Before leaving for vacation, families would gather around the kitchen table with their atlas, plotting routes like military strategists. Dad would trace the interstate with his finger while Mom suggested scenic alternatives. Kids would calculate distances and argue over which states they'd drive through. The planning was part of the adventure, and everyone had opinions about the best way to get from Point A to Point B.

Getting lost wasn't a failure — it was practically guaranteed. And when it happened, you had options that seem almost quaint today: pull into a gas station and ask for directions, consult road signs that may or may not be helpful, or simply keep driving until something looked familiar. Gas station attendants were unofficial tour guides, dispensing local knowledge along with directions: "Take Highway 9 about fifteen miles, but watch out for that speed trap near the church."

The Serendipity of Wrong Turns

Without GPS constantly recalculating the optimal route, American families discovered places they never intended to visit. That wrong turn in rural Montana led to a roadside diner with the best pie in three counties. The missed exit in Ohio meant stumbling upon a quirky roadside attraction that became the highlight of the trip. Getting lost forced you to pay attention to your surroundings, to notice landmarks, and to develop what psychologists call spatial awareness.

Children in the backseat learned geography through experience, not screens. They watched mile markers count down, learned to read road signs, and developed an intuitive sense of direction. "Are we there yet?" was a genuine question, not a complaint born of boredom with perfectly predictable arrival times.

Road trips moved at the speed of discovery.
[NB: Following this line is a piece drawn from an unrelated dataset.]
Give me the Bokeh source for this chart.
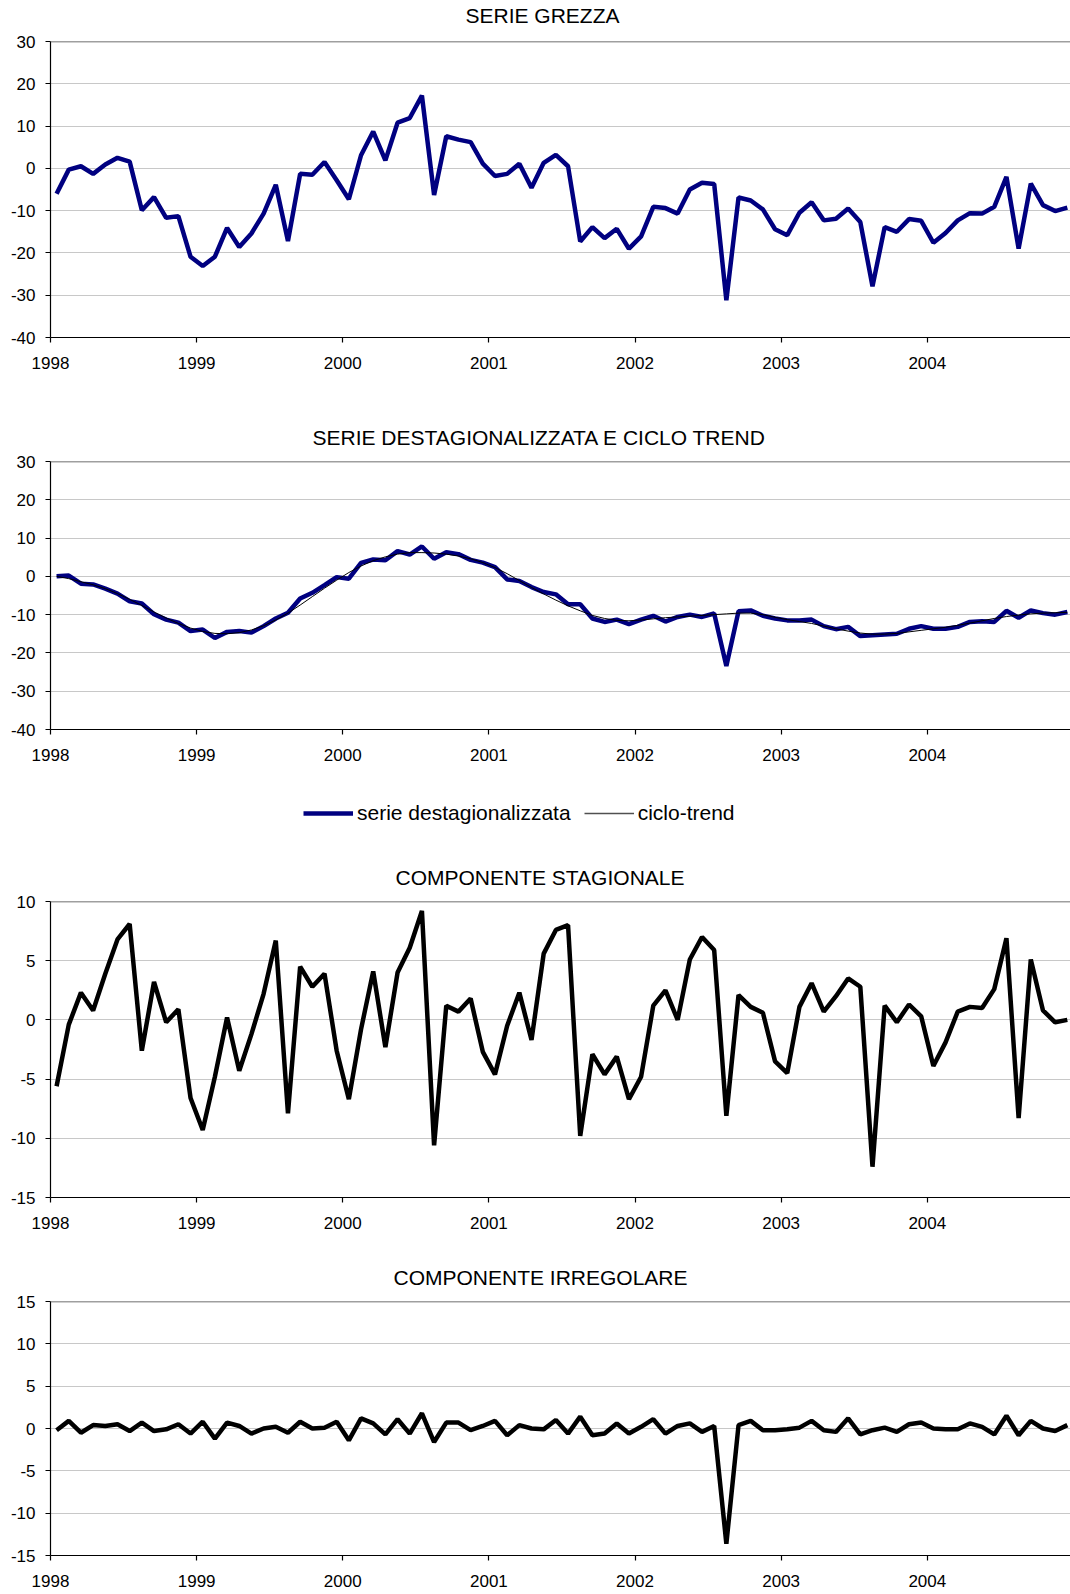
from bokeh.plotting import figure
from bokeh.models import Range1d, FixedTicker, Span, Legend, LegendItem
from bokeh.layouts import column
from bokeh.embed import file_html
from bokeh.resources import INLINE

FONT = "Liberation Sans"
NAVY = "#000080"

years = ["1998", "1999", "2000", "2001", "2002", "2003", "2004"]

serie_grezza = [
    -6.0, -0.3, 0.5, -1.3, 0.9, 2.5, 1.6, -9.9, -6.8, -11.7, -11.3, -20.9,
    -23.1, -20.9, -14.1, -18.6, -15.4, -10.7, -3.9, -17.2, -1.3, -1.5, 1.5, -2.8,
    -7.3, 3.1, 8.7, 1.9, 10.8, 11.9, 17.2, -6.3, 7.6, 6.8, 6.2, 1.1,
    -1.8, -1.3, 1.1, -4.6, 1.3, 3.2, 0.5, -17.3, -13.9, -16.5, -14.3, -19.0,
    -16.1, -9.1, -9.4, -10.7, -5.0, -3.4, -3.7, -31.2, -6.9, -7.6, -9.7, -14.4,
    -15.8, -10.5, -8.0, -12.3, -11.9, -9.5, -12.7, -27.9, -13.9, -15.0, -12.0, -12.4,
    -17.6, -15.3, -12.3, -10.6, -10.7, -9.1, -2.0, -19.0, -3.6, -8.7, -10.1, -9.3,
]

serie_destag = [
    0.0, 0.2, -1.9, -2.1, -3.2, -4.5, -6.5, -7.1, -9.9, -11.3, -12.1, -14.3,
    -13.9, -16.1, -14.5, -14.3, -14.7, -13.0, -11.0, -9.5, -5.8, -4.3, -2.3, -0.2,
    -0.6, 3.5, 4.4, 4.2, 6.6, 5.7, 7.8, 4.6, 6.3, 5.8, 4.3, 3.6,
    2.4, -0.8, -1.2, -2.8, -4.1, -4.7, -7.3, -7.3, -11.0, -11.9, -11.3, -12.5,
    -11.3, -10.3, -11.8, -10.6, -10.0, -10.6, -9.7, -23.4, -9.1, -8.9, -10.3, -11.0,
    -11.5, -11.5, -11.3, -13.0, -13.8, -13.2, -15.6, -15.4, -15.2, -15.0, -13.7, -13.0,
    -13.7, -13.7, -13.2, -11.9, -11.7, -11.9, -9.0, -10.8, -8.9, -9.6, -10.0, -9.3,
]

ciclo_trend = [
    0.0, -0.6, -1.4, -2.2, -3.2, -4.5, -6.0, -7.6, -9.3, -10.9, -12.3, -13.5,
    -14.4, -14.9, -15.0, -14.7, -14.0, -12.9, -11.4, -9.6, -7.5, -5.3, -3.1, -1.0,
    1.0, 2.7, 4.1, 5.1, 5.8, 6.2, 6.2, 6.1, 5.8, 5.3, 4.6, 3.6,
    2.3, 0.7, -1.1, -2.9, -4.6, -6.2, -7.7, -9.0, -10.2, -11.0, -11.5, -11.6,
    -11.4, -11.1, -10.8, -10.6, -10.4, -10.2, -10.0, -9.8, -9.6, -9.6, -10.0, -10.7,
    -11.3, -11.8, -12.3, -13.0, -13.7, -14.3, -14.8, -15.1, -15.1, -14.9, -14.5, -14.1,
    -13.7, -13.3, -12.8, -12.2, -11.6, -11.0, -10.5, -10.1, -9.8, -9.6, -9.5, -9.4,
]

comp_stagionale = [
    -5.6, -0.4, 2.3, 0.8, 3.9, 6.8, 8.1, -2.6, 3.2, -0.2, 0.9, -6.6,
    -9.3, -4.8, 0.2, -4.3, -1.2, 2.2, 6.7, -7.9, 4.5, 2.8, 3.9, -2.6,
    -6.7, -0.8, 4.1, -2.3, 4.0, 6.1, 9.2, -10.6, 1.2, 0.7, 1.8, -2.7,
    -4.6, -0.5, 2.3, -1.7, 5.6, 7.6, 8.0, -9.8, -2.9, -4.6, -3.1, -6.7,
    -4.8, 1.2, 2.5, 0.0, 5.1, 7.0, 5.9, -8.1, 2.1, 1.1, 0.6, -3.5,
    -4.5, 1.1, 3.1, 0.7, 2.0, 3.5, 2.8, -12.4, 1.2, -0.2, 1.3, 0.3,
    -3.9, -1.9, 0.7, 1.1, 1.0, 2.6, 6.9, -8.3, 5.1, 0.8, -0.2, 0.0,
]

comp_irregolare = [
    -0.2, 0.9, -0.5, 0.4, 0.3, 0.5, -0.3, 0.7, -0.3, -0.1, 0.5, -0.6,
    0.8, -1.2, 0.7, 0.3, -0.6, 0.0, 0.2, -0.5, 0.8, 0.0, 0.1, 0.8,
    -1.4, 1.2, 0.6, -0.7, 1.1, -0.6, 1.8, -1.6, 0.7, 0.7, -0.2, 0.3,
    0.9, -0.8, 0.4, 0.0, -0.1, 1.0, -0.6, 1.4, -0.8, -0.6, 0.6, -0.6,
    0.2, 1.1, -0.6, 0.3, 0.6, -0.4, 0.3, -13.6, 0.4, 0.9, -0.2, -0.2,
    -0.1, 0.1, 0.9, -0.2, -0.4, 1.2, -0.7, -0.2, 0.1, -0.4, 0.5, 0.7,
    0.0, -0.1, -0.1, 0.6, 0.2, -0.7, 1.5, -0.8, 0.9, 0.0, -0.3, 0.4,
]

x = [i + 0.5 for i in range(len(serie_grezza))]
year_ticks = [12 * k for k in range(len(years))]
X_END = 83.76
W = 1070
LEFT = 50


def style_title(p, text, left, standoff):
    p.title.text = text
    p.title.align = "left"
    p.title.offset = left - LEFT
    p.title.standoff = standoff
    p.title.text_font = FONT
    p.title.text_font_size = "21px"
    p.title.text_font_style = "normal"
    p.title.text_color = "black"


def strip(height):
    s = figure(width=W, height=height, output_backend="svg", toolbar_location=None,
               x_range=Range1d(0, 1), y_range=Range1d(0, 1),
               x_axis_location=None, y_axis_location=None, min_border=0,
               min_border_left=LEFT, min_border_right=0)
    s.outline_line_color = None
    s.grid.visible = False
    return s


def panel(title, title_left, ylo, yhi, ystep, height, btop, bbottom):
    p = figure(width=W, height=height, output_backend="svg", toolbar_location=None,
               x_range=Range1d(0, X_END), y_range=Range1d(ylo, yhi),
               min_border_left=LEFT, min_border_right=0,
               min_border_top=btop, min_border_bottom=bbottom)
    if title:
        style_title(p, title, title_left, 26)
    p.outline_line_color = None
    p.background_fill_color = "white"
    p.border_fill_color = "white"

    yt = list(range(ylo, yhi + 1, ystep))
    p.yaxis.ticker = FixedTicker(ticks=yt)
    p.yaxis.major_label_overrides = {t: str(t) for t in yt}
    p.xaxis.ticker = FixedTicker(ticks=year_ticks)
    p.xaxis.major_label_overrides = {t: y for t, y in zip(year_ticks, years)}
    for ax in (p.xaxis, p.yaxis):
        ax.major_label_text_font = FONT
        ax.major_label_text_font_size = "17px"
        ax.major_label_text_color = "black"
        ax.axis_line_color = "black"
        ax.axis_line_width = 1.2
        ax.major_tick_line_color = "black"
        ax.major_tick_line_width = 1.2
        ax.major_tick_out = 5
        ax.major_tick_in = 0
        ax.minor_tick_out = 0
        ax.minor_tick_in = 0
    p.xaxis.major_label_standoff = 14
    p.yaxis.major_label_standoff = 10
    p.xgrid.visible = False
    p.ygrid.ticker = FixedTicker(ticks=yt)
    p.ygrid.grid_line_color = "#c8c8c8"
    p.ygrid.grid_line_width = 1
    p.add_layout(Span(location=yhi, dimension="width", line_color="#404040", line_width=1.3))
    return p


LW = 4.5

# title strip for the first panel
t1 = strip(30)
style_title(t1, "SERIE GREZZA", 465, 3)
t1.line([5, 6], [5, 6], line_alpha=0)

p1 = panel(None, 0, -40, 30, 10, 379, 11, 72)
p1.line(x, serie_grezza, line_color=NAVY, line_width=LW)

p2 = panel("SERIE DESTAGIONALIZZATA E CICLO TREND", 312, -40, 30, 10, 381, 52, 61)
p2.line(x, serie_destag, line_color=NAVY, line_width=LW)
p2.line(x, ciclo_trend, line_color="black", line_width=1)

# legend strip (dummy renderers lie outside the visible range; only their swatches show)
lf = strip(59)
d1 = lf.line([5, 6], [5, 6], line_color=NAVY, line_width=4.5)
d2 = lf.line([5, 6], [5, 6], line_color="#505050", line_width=1.3)
leg = Legend(items=[LegendItem(label="serie destagionalizzata", renderers=[d1]),
                    LegendItem(label="ciclo-trend", renderers=[d2])],
             orientation="horizontal", location=(303 - LEFT, 24),
             glyph_width=50, glyph_height=20, label_standoff=4, spacing=13,
             padding=0, margin=0, border_line_color=None,
             background_fill_alpha=0,
             label_text_font=FONT, label_text_font_size="21px", label_text_color="black")
lf.add_layout(leg)

p3 = panel("COMPONENTE STAGIONALE", 395, -15, 10, 5, 400, 52, 52)
p3.line(x, comp_stagionale, line_color="black", line_width=LW)

p4 = panel("COMPONENTE IRREGOLARE", 393, -15, 15, 5, 345, 52, 39)
p4.line(x, comp_irregolare, line_color="black", line_width=LW)

layout = column(t1, p1, p2, lf, p3, p4, spacing=0)
open("out.html", "w").write(file_html(layout, INLINE))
You might spend an extra hour in a small town because someone mentioned a historic covered bridge, or take a detour because a billboard promised "World's Largest Ball of Twine." These weren't inefficiencies — they were the point.

The Death of Navigation Skills

Today's GPS-guided journey is a marvel of efficiency. Your phone knows exactly where you are, where you're going, and the fastest way to get there. It warns you about traffic jams, suggests alternate routes, and even tells you which lane to be in. You'll arrive precisely when predicted, having taken the optimal path.

But something profound has been lost in this optimization. Studies show that people who rely heavily on GPS develop weaker spatial memory and navigation skills. We've become passengers in our own journeys, following blue dots on screens rather than reading the landscape around us.

The modern road trip is front-loaded with research. We know about every restaurant, attraction, and photo opportunity before we leave home, thanks to TripAdvisor reviews and Instagram hashtags. The element of surprise has been largely eliminated, replaced by the comfort of knowing exactly what to expect.

What We Traded for Efficiency

GPS has undeniably improved our lives in countless ways. Emergency services can locate us instantly. We waste less time and fuel on inefficient routes. The stress of being genuinely lost — not knowing where you are or how to get where you're going — has been virtually eliminated.

But we've also lost something harder to quantify: the tolerance for uncertainty that made travel an adventure rather than just transportation. The willingness to take the long way because it might be interesting. The patience to let a journey unfold organically rather than optimizing every mile.

Pre-GPS families developed problem-solving skills, learned to work together under pressure, and created stories that lasted decades. "Remember when we got lost in Nebraska and ended up at that weird museum?" became family legend. Today's precisely navigated trips generate fewer stories because there are fewer surprises.

The Road Less Calculated

Some travelers are pushing back against GPS tyranny, deliberately leaving their phones in airplane mode or choosing routes based on whim rather than algorithm. They're rediscovering what previous generations knew instinctively: that getting there can indeed be half the fun, especially when you're not entirely sure how you're going to get there.

The next time you're planning a road trip, consider printing out a paper map. Leave some room for serendipity. Take the exit that looks interesting, even if it's not the fastest route. You might get lost, but you might also find something remarkable — including a part of yourself that's been quietly atrophying in the age of turn-by-turn directions.